The company has declined to comment on the matter.
Gaming hardware manufacturer Razer has issued a statement regarding the digital banking license issuance.
Razer Chief Strategy Officer Limeng Lee applauded the move as “forward-looking.”
“This announcement is timely as Razer has been growing our fintech business rapidly in the Southeast Asia region. We already process billions of dollars in digital payments and our Razer Pay e-wallet is already one of the largest in Malaysia with the Singapore app coming soon. Further, we just announced a partnership with VISA to introduce a pre-paid Visa solution through the Razer Pay app, which will allow unbanked populations in the region to access Visa’s 54 million merchant locations worldwide,” he wrote in a statement.
“Our Singapore headquarters has the largest headcount of our 18 global offices.
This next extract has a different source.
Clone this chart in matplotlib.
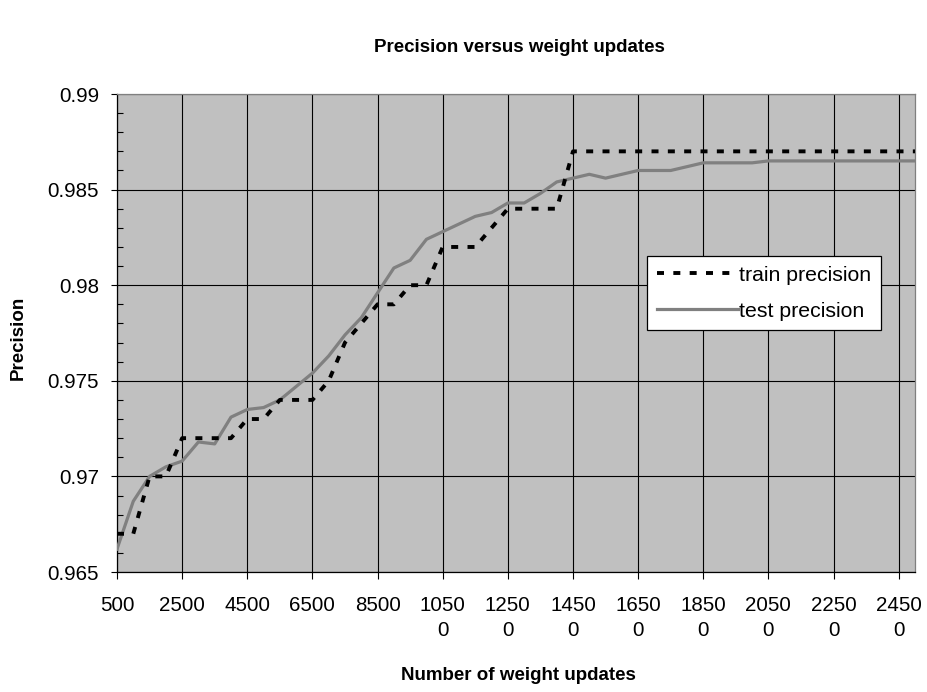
''' Precision versus weight updates
train / test precision plotted against number of weight updates '''

import matplotlib
matplotlib.use('Agg')
import matplotlib.pyplot as plt
from matplotlib.ticker import MultipleLocator

plt.rcParams['font.family'] = ['Liberation Sans', 'DejaVu Sans']

# number of weight updates, one category every 500
updates = list(range(500, 25001, 500))

train_precision = [0.967, 0.967, 0.970, 0.970, 0.972, 0.972, 0.972, 0.972, 0.973, 0.973,
                   0.974, 0.974, 0.974, 0.975, 0.977, 0.978, 0.979, 0.979, 0.980, 0.980,
                   0.982, 0.982, 0.982, 0.983, 0.984, 0.984, 0.984, 0.984, 0.987, 0.987,
                   0.987, 0.987, 0.987, 0.987, 0.987, 0.987, 0.987, 0.987, 0.987, 0.987,
                   0.987, 0.987, 0.987, 0.987, 0.987, 0.987, 0.987, 0.987, 0.987, 0.987]

test_precision = [0.9662, 0.9687, 0.9700, 0.9705, 0.9708, 0.9718, 0.9717, 0.9731, 0.9735, 0.9736,
                  0.9740, 0.9747, 0.9754, 0.9763, 0.9774, 0.9783, 0.9796, 0.9809, 0.9813, 0.9824,
                  0.9828, 0.9832, 0.9836, 0.9838, 0.9843, 0.9843, 0.9848, 0.9854, 0.9856, 0.9858,
                  0.9856, 0.9858, 0.9860, 0.9860, 0.9860, 0.9862, 0.9864, 0.9864, 0.9864, 0.9864,
                  0.9865, 0.9865, 0.9865, 0.9865, 0.9865, 0.9865, 0.9865, 0.9865, 0.9865, 0.9865]

x_ticks = list(range(500, 24501, 2000))
x_tick_labels = ['500', '2500', '4500', '6500', '8500', '1050\n0', '1250\n0', '1450\n0',
                 '1650\n0', '1850\n0', '2050\n0', '2250\n0', '2450\n0']
y_ticks = [0.965, 0.97, 0.975, 0.98, 0.985, 0.99]
y_tick_labels = ['0.965', '0.97', '0.975', '0.98', '0.985', '0.99']

fig = plt.figure(figsize=(9.27, 6.92), dpi=100)
ax = fig.add_axes([117/927, 1 - 572/692, (915 - 117)/927, (572 - 94)/692])
ax.set_facecolor('#C0C0C0')

ax.plot(updates, test_precision, color='#808080', lw=2.3, label='test precision', zorder=3)
ax.plot(updates, train_precision, color='black', lw=2.8, dashes=(1.8, 2.4),
        label='train precision', zorder=4)

ax.set_xlim(500, 25000)
ax.set_ylim(0.965, 0.99)
ax.set_xticks(x_ticks)
ax.set_xticklabels(x_tick_labels, linespacing=1.45)
ax.set_yticks(y_ticks)
ax.set_yticklabels(y_tick_labels)
ax.yaxis.set_minor_locator(MultipleLocator(0.001))

ax.grid(True, which='major', color='black', lw=0.8)
ax.set_axisbelow(True)
ax.tick_params(axis='x', which='major', direction='out', length=5, width=0.8, pad=12, labelsize=14.8)
ax.tick_params(axis='y', which='major', direction='out', length=4, width=0.8, pad=9, labelsize=14.8)
ax.tick_params(axis='y', which='minor', direction='in', length=4, width=0.8)

for side in ['left', 'bottom']:
    ax.spines[side].set_color('black')
    ax.spines[side].set_linewidth(0.9)
for side in ['top', 'right']:
    ax.spines[side].set_color('#808080')
    ax.spines[side].set_linewidth(0.9)

# legend: train first, then test
h, l = ax.get_legend_handles_labels()
leg = fig.legend(h[::-1], l[::-1], loc='upper left', bbox_to_anchor=(647/927, 1 - 256/692),
                 fontsize=15.3, frameon=True, fancybox=False, borderpad=0.45,
                 handlelength=3.85, handletextpad=0.05, labelspacing=0.8, borderaxespad=0)
leg.get_frame().set_edgecolor('black')
leg.get_frame().set_linewidth(0.9)
leg.get_frame().set_facecolor('white')
leg.get_frame().set_alpha(1)

fig.text(519/927, 1 - 47/692, 'Precision versus weight updates', ha='center', va='center',
         fontsize=13.5, fontweight='bold')
fig.text(518/927, 1 - 675/692, 'Number of weight updates', ha='center', va='center',
         fontsize=13.5, fontweight='bold')
fig.text(18/927, 1 - 338/692, 'Precision', ha='center', va='center', rotation=90,
         fontsize=13.5, fontweight='bold')

plt.savefig('out.png', dpi=100, facecolor='white')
We will definitely consider applying for the digital bank license and are keen to help spur innovation in Singapore’s financial sector,” he closed.
Small- and medium-sized enterprises (SMEs) financing platform Validus Capital is also applying for the digital banking license.
The company announced that as part of the application, it is also looking to “collaborate with strategic partners who share the same synergy in creating strong governance, and complements Validus’ data and technology strengths in SME financing.”
With the licence, Validus Capital intends to expand its product offering beyond lending, including but not limited to deposits, payments, remittances and forex (FX).
“Validus believes in driving digital innovation in Singapore and welcomes the opening up of Singapore’s banking system through these digital banking licences. It is a natural progression for us to apply for a digital banking licence, that will enable us to expand on our suite of services to help SMEs in Singapore grow,” Validus Capital Co-Founder and CEO Ajit Raikar said in a statement.
“Since 2015, Validus has been working with local banks and corporates to address the unmet needs of fast-growing SMEs, and with our team of veterans in SME banking, technology and data science, we are confident that we can succeed in our application and help enhance the business and financing ecosystem here,” he closed.
According to a Bloomberg report, cross-border payments startup InstaReM has also announced that it will apply for the digital banking license.
The startup is also said to be in the middle of a discussion with potential lending business partners to create a joint venture.
“InstaReM’s limited ability is in lending, where it’s a key aspect to be able to have the license. We will be looking to partner to create the lending experience in the same technology stack,” said InstaReM CEO Prajit Nanu.